ADELPHI -- She was the only member of the University of Maryland Board of Regents to vote against mandating that 5,262 classified UM employees work a 40-hour week, but Constance Unseld doesn't want to be anybody's hero.
"Basically, I felt that I had to be honest and truthful to myself," Unseld said. "After listening to both sides of the story, within my own self, I had to respond and vote the way I did. I understand some of their concerns. It is just my personality that I am sensitive to certain things. I wasn't trying to be a martyr, I was just voting with my inside, gut feeling."
Unseld's vote earned her a two-minute standing ovation from the more than 300 UM classified employees who staged a demonstration before the regents' meeting yesterday. She later said the display embarrassed her and she expressed surprise at being the only regent to vote against the resolution.
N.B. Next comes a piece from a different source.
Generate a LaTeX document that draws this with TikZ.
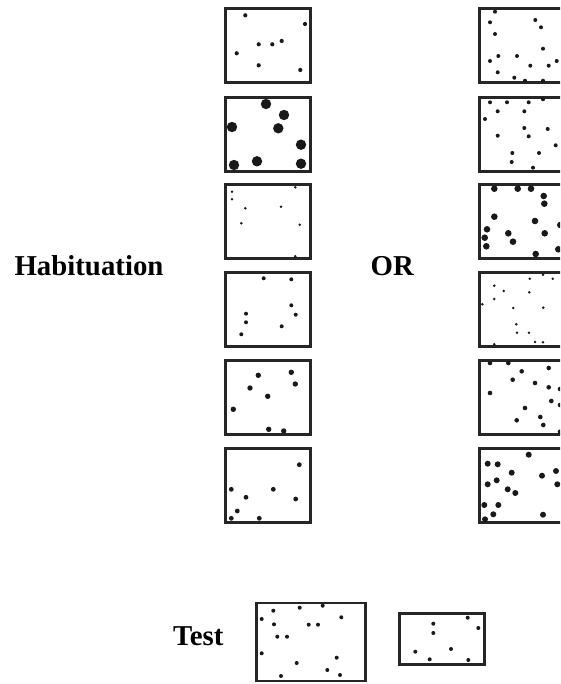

The controversial issue has been before the regents since January, when Gov. William Donald Schaefer announced that all state employees who currently work 35- or 37 1/2 -hour weeks should be required to work 40 hours, with no extra pay, to help ease the state's fiscal crisis. For the UM employees, the extra hours total 29 days of work per year, a UM employee said.
The UM board was the last state agency to take action on the change, which will become effective July 1, and many regents said they voted for the resolution to please Schaefer.
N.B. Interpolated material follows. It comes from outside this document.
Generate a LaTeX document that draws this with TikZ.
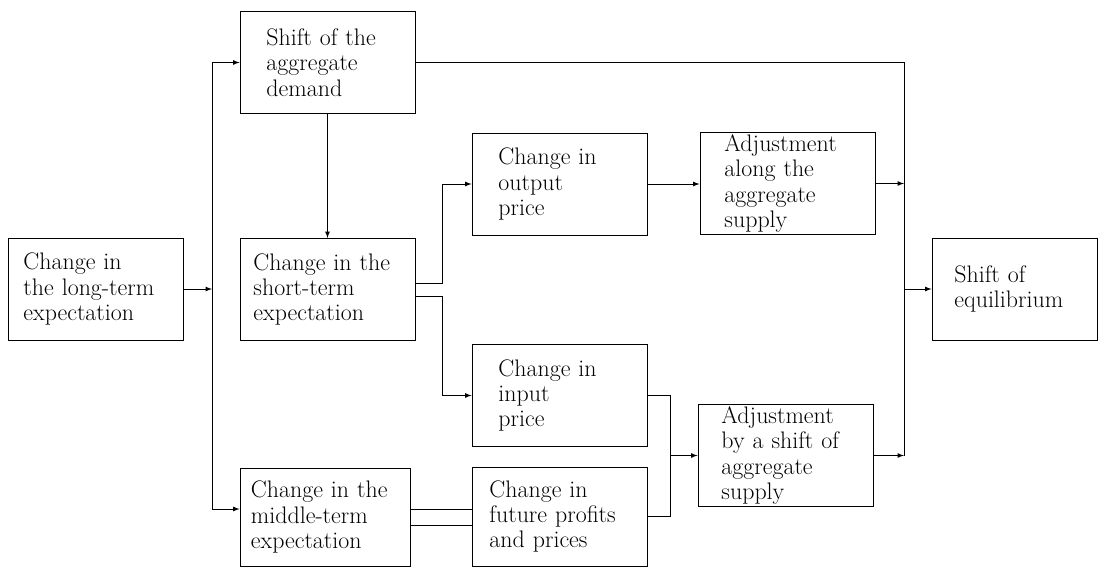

"It's unfair, it's unjust, it's unethical," said Annette Gonzales, a secretary in the UM College Park administration building who wore a picket sign that said, "Say No to 40."
"You shouldn't ask people to work without paying them. It's demoralizing," she said.
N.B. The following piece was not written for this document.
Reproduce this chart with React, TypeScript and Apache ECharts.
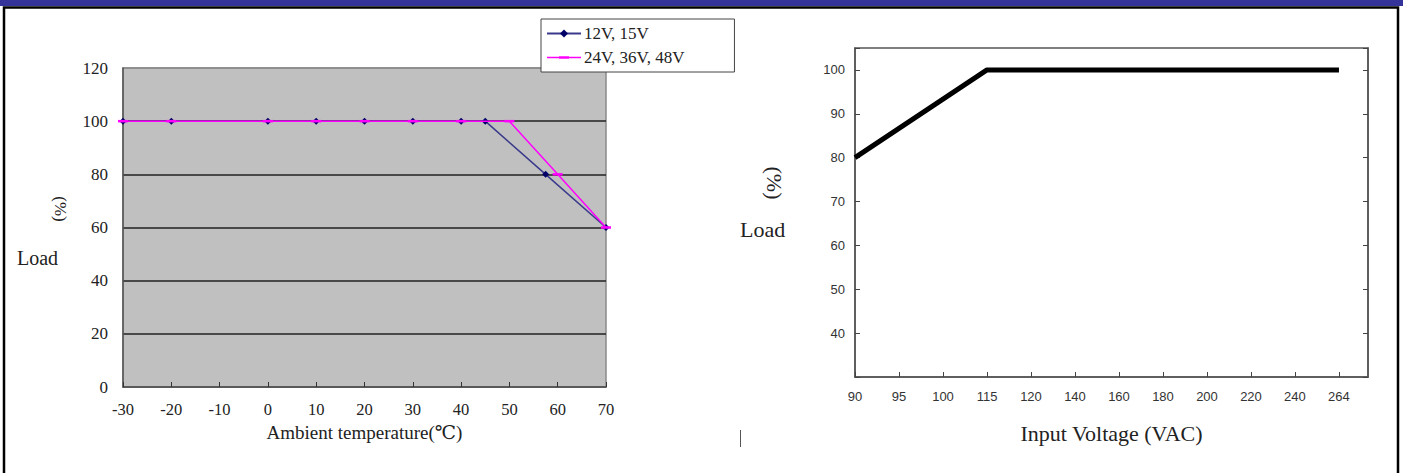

The regents' vote moved the American Federation of State, County and Municipal Employees, the union that represents the employees at the 11 UM campuses, to file a lawsuit against Schaefer and the regents today in an attempt to void the 40-hour workweek.
AFSCME held a rally after the vote, and officials said another is planned for Monday at College Park. A statewide protest is also scheduledfor June 25 in Annapolis -- on the eve of a special General Assembly budget session.
UM employees' fears of layoffs and furloughs in the wake of $65 million in cuts to the UM system's budget have built on resentment over the 40-hour workweek mandate.
"I tend to think we'll have two reactions to this -- severe disappointment and true anger," said Craig Newman, the shop steward for AFSCME Local 272. "We suspect that they want to increase the amount of work and then cut back on the number of employees."
Most classified workers work 35 or 37 1/2 hours a week and object to working a full 40 hours without more pay. Their average salary is $20,000.
Newman and many other employees say the 40-hour mandate will force them into costly child-care dilemmas. About 80 percent of the employees affected by the new workweek are women.
"They are going to lose the goodwill of the people working on the campus," said Kathleen Klein, a 21-year clerical worker at UM. "Many of us work loads of overtime for free, but not anymore."
Regent Chairman George V. McGowan said the university presidents have been asked to factor flexibility into the schedules of classified and clerical workers when the new work schedule starts.